I was checked in at a checkout in Tescos. She was a chubby-faced girl with bleached blonde ironed hair looking at me intently.
She said, "You taught me English!"
I said looking for her name tag , "Oh,.... you are.....”
"Tanya!", she filled in the gap.
I stared into her face wondering why she had accused me of teaching her English.
She said, "I used to be a hairdresser before I started here, but they didn't pay me enough. They kept most of the money."
When she said this it turned over in my mind whether I had liked teaching this girl or not; had I thrown her out of the classroom? Had she thrown a pencil at me? Had I exchanged major blows with her mother on parent's night? Search, remember, fuck! I had no recollection of her.

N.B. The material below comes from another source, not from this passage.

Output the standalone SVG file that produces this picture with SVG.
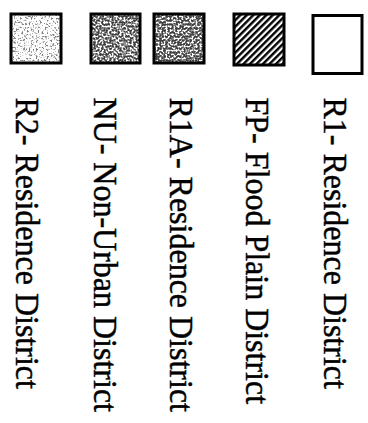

"Oh that's right, it's you, Tanya. My, you've turned into a pretty girl, so tall, so ....... mature".
She put my stuff through the beeper.
"Are you going to ask my age? I am buying wine", I said failing to lighten the mood.
She said, "Are you still teaching? You must be retired by now."
I told her it was safe, I was no longer teaching, and passed the wine from belt to shopping bag.
"If you really want some cheap wine, go to ASDAs. They've got some really good Spanish Rioja".
“The best kind”, I said, "So you're a connoisseur?"
"I've had a few" she sniffed.
Finally bagged up, and paid up, I said goodbye.
Normally at this point when I come upon ex students of mine, they say something like, “You were such a great teacher,” and then laugh or giggle, but Tanya was different.
Tanya looked at me and said menacingly, “I know your name. It’s Monk.”
I began to wonder if Tanya could abuse my debit card details and if I would lose any Tesco loyalty points due to this encounter.